Viewpoint

Few firm orders at subdued Paris

Comparing raw order totals from air shows is a little like assessing the performance of a golfer over a single hole, rather than the entire round.

That said, aviation’s marquee events at Paris and Farnborough serve to focus global media on the industry, and in the commercial sphere the most enduring narrative is the Airbus-Boeing rivalry.

In this respect Paris 2015 was subdued, as neither manufacturer announced many firm orders despite several hundred letters of intent, memorandums and other commitments.

Notable orders that still need to be confirmed include: 62 A320neos for Avianca; 60 A320neos for an unamed Asian customer; 30 737 MAXs for Korean Air; 30 737MAXs for China’s Ruili Airlines; and Garuda’s letter for 30 737MAXs and 30 787s.

No doubt plenty of these will be firmed up and, once the dust has settled, Boeing will likely have the fonder memories of Paris, where it won a firm order for 100 737MAXs from lessor Aercap.

Nonetheless, even signed-and-sealed deals can be scuppered, as evidenced by Aeroflot’s cancellation of 22 787s, which dragged the widebody’s Paris count to minus 16.

And despite launching the A330 Regional with a 30-unit order from Saudia, Airbus didn’t fare much better than Boeing with widebodies – notching up zero signatures for the A350 or A380.

But Paris was a party for practically everyone not called Bombardier, whose slow-selling, cash-devouring CSeries picked up no new orders.

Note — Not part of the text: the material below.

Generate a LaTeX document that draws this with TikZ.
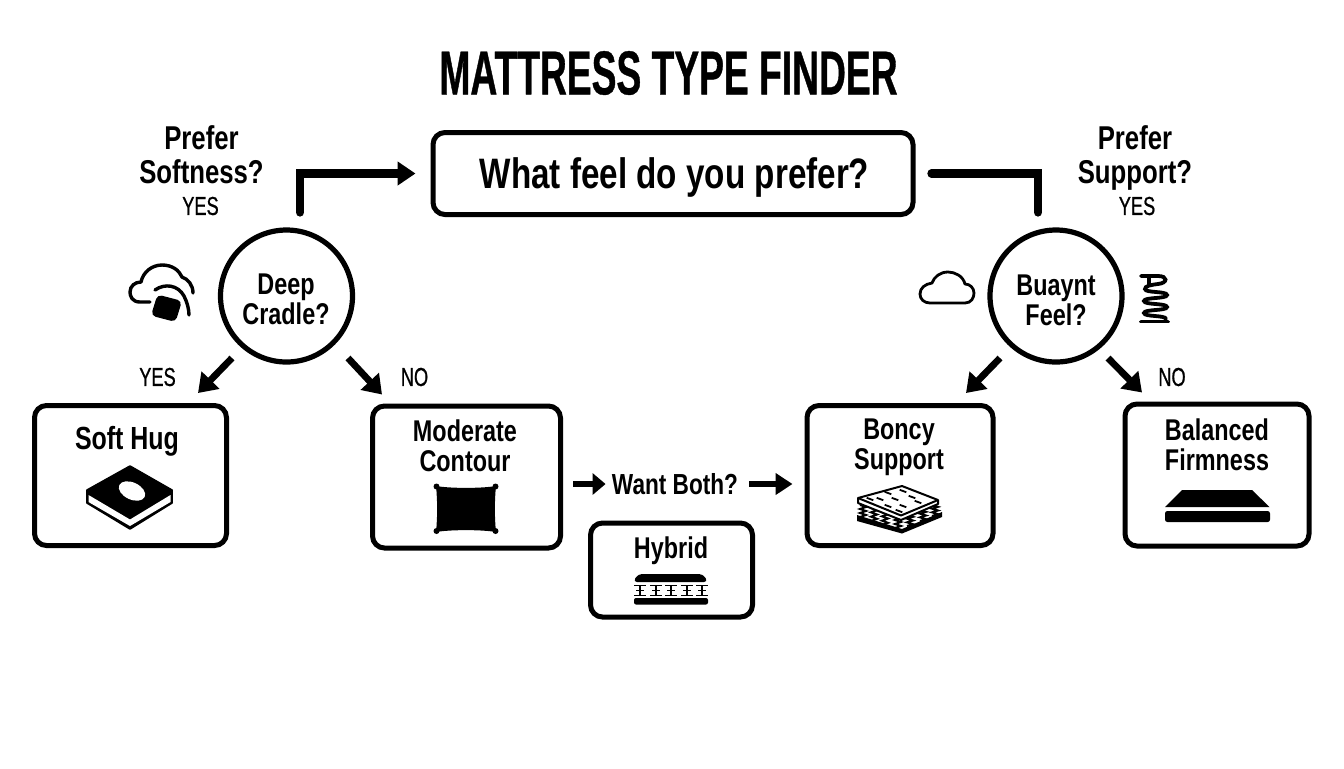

Unsurprisingly, the company was keen to stress that sales are a year-round effort, but it must still have been galling to see Embraer announce 50 orders and options for its E2 line, the upgraded versions of the E190 and E195, and the closest competitors to the CSeries.

And while there were a handful of commitments for Bombardier’s turboprop, the Q400, these were dwarfed by the 46 firm orders and 35 options secured by rival ATR for its ATR42 and ATR72 turboprops.

By the 18th, then, it’s a double-bogey for Bombardier.